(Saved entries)
------------
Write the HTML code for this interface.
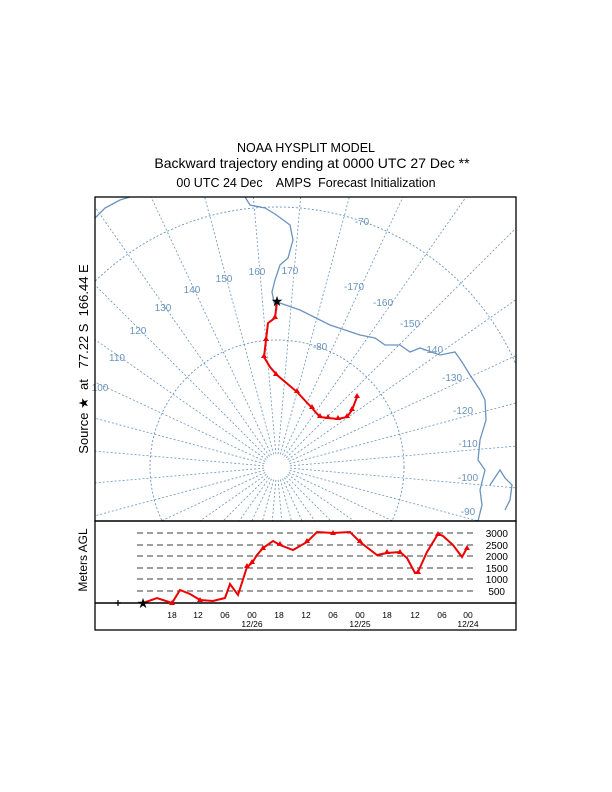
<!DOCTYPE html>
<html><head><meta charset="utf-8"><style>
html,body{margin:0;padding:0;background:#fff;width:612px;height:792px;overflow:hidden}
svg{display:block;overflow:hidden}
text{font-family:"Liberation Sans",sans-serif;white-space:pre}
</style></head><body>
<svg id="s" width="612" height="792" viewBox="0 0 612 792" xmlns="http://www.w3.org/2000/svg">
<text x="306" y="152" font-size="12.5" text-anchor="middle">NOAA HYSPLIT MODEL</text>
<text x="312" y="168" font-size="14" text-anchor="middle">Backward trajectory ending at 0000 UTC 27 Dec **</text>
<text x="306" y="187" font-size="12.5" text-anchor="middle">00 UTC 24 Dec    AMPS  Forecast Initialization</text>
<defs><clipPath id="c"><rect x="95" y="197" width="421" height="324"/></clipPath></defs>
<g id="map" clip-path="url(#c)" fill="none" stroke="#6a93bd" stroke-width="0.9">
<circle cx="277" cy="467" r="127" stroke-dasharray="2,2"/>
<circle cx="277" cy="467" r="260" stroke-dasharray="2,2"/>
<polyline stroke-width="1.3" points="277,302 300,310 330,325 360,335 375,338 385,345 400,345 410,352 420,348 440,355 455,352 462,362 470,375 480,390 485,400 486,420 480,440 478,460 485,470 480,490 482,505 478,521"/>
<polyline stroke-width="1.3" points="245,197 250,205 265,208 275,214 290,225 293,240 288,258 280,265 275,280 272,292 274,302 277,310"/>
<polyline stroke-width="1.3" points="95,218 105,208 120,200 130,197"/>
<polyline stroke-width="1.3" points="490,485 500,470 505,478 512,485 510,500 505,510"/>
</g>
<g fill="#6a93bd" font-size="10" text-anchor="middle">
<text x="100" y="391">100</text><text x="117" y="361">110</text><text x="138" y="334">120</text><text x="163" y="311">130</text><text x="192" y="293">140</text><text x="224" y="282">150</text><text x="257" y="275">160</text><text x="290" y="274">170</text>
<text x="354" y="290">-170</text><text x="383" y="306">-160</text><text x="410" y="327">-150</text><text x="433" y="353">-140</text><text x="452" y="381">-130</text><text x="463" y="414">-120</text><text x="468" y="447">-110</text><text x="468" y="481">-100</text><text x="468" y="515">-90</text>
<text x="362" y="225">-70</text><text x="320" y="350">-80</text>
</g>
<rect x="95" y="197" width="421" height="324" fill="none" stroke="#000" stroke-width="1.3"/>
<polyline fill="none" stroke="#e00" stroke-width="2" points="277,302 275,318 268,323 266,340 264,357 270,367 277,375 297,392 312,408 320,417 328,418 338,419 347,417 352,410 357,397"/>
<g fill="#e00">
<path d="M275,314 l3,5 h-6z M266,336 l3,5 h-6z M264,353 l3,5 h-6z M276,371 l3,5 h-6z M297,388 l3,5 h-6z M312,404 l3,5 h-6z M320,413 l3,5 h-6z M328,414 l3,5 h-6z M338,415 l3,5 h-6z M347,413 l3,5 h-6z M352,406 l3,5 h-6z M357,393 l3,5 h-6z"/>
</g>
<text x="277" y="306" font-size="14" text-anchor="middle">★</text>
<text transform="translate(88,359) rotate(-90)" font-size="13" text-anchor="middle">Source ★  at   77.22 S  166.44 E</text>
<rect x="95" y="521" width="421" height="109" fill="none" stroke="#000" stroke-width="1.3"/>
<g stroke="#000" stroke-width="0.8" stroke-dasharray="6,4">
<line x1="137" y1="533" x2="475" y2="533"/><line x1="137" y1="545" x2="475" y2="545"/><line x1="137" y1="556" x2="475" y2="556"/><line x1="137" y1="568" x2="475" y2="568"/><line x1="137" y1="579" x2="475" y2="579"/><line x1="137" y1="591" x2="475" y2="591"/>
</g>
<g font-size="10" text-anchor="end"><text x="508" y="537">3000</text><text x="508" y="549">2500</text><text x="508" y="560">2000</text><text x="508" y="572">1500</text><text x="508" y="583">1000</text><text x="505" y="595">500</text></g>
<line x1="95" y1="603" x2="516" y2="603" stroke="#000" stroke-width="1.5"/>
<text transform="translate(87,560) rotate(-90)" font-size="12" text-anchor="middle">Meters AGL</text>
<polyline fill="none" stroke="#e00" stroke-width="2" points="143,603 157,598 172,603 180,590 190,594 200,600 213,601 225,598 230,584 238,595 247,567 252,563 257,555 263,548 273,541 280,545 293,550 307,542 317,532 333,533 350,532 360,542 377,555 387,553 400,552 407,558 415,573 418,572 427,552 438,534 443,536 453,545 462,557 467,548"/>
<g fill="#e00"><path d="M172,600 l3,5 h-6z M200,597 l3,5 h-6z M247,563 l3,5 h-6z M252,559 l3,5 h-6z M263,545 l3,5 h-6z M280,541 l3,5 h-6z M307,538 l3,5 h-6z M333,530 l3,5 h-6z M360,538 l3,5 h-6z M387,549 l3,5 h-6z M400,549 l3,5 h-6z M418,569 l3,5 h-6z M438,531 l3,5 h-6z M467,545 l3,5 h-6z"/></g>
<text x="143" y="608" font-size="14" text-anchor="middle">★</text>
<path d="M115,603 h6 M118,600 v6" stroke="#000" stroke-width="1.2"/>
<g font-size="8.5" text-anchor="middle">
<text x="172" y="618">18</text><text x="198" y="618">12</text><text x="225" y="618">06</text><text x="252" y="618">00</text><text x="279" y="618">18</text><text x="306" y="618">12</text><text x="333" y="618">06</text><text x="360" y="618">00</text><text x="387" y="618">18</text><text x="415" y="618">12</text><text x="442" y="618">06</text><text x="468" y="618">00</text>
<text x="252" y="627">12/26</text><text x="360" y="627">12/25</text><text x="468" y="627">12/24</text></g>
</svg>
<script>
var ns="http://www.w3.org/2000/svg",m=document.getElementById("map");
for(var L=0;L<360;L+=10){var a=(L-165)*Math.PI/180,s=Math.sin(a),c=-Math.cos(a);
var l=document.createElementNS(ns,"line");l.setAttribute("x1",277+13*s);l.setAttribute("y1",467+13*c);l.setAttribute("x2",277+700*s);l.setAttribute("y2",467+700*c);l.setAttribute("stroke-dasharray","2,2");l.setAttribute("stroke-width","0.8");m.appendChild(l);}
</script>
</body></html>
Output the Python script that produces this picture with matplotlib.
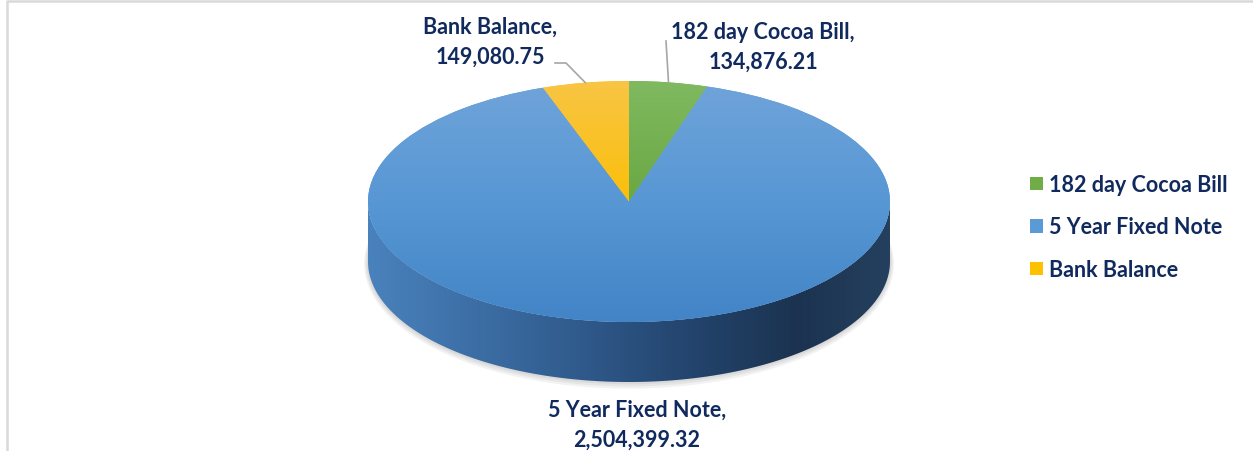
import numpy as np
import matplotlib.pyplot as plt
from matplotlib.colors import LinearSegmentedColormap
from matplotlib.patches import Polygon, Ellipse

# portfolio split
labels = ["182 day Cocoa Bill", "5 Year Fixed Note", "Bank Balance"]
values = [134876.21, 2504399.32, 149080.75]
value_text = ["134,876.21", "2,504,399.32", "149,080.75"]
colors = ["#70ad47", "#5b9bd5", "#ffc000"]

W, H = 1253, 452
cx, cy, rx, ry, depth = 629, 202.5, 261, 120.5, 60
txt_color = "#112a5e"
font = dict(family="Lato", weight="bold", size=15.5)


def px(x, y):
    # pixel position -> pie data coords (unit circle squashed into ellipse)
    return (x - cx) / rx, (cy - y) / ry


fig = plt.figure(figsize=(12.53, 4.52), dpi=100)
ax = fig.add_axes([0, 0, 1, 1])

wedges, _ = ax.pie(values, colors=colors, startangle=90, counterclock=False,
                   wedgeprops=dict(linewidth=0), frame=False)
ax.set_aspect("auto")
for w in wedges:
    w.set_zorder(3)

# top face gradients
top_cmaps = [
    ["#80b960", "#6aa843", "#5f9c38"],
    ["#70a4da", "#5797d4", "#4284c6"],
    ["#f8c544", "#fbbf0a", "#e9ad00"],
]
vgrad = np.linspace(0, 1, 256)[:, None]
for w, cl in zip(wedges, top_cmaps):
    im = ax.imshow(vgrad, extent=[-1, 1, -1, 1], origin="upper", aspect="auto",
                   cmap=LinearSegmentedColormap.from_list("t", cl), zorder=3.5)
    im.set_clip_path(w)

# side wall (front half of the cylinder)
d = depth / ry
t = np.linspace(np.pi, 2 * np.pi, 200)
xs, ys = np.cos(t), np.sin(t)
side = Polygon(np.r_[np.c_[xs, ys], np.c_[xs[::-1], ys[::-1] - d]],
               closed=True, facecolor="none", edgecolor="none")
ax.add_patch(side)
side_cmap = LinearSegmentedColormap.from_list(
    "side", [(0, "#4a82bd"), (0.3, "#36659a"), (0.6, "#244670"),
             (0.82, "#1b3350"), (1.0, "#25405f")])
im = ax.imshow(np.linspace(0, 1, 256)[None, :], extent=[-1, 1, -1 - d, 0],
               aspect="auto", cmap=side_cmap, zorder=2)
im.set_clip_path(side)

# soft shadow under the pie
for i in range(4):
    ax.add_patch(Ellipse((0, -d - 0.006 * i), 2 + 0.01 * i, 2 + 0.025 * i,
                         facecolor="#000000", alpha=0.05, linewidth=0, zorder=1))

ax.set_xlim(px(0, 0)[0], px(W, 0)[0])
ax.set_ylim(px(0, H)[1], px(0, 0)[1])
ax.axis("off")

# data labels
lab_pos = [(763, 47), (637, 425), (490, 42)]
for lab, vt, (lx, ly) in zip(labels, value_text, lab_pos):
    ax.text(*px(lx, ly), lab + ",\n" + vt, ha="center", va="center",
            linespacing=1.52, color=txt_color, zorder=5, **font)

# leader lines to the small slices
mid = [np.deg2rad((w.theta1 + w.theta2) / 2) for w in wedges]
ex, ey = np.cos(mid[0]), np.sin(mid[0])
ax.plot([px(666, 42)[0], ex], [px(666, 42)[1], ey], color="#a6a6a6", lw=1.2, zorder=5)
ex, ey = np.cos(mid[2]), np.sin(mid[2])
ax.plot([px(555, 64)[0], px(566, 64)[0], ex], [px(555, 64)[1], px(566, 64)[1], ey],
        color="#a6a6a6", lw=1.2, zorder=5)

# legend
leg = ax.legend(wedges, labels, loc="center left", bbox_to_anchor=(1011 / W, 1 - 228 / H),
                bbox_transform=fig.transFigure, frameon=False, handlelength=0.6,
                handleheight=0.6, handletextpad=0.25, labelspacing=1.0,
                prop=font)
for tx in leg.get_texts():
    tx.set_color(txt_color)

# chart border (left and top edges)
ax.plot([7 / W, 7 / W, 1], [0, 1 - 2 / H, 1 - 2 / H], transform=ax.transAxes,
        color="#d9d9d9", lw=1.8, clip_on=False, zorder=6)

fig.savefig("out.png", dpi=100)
------------
■ **Exercise task**
Reproduce exactly, and only, the lines from the one containing "Output the Python" through the one containing "from matplotlib.patches import", including both; leave out any pictures.

■ **Written solution**
Output the Python script that produces this picture with matplotlib.
import numpy as np
import matplotlib.pyplot as plt
from matplotlib.colors import LinearSegmentedColormap
from matplotlib.patches import Polygon, Ellipse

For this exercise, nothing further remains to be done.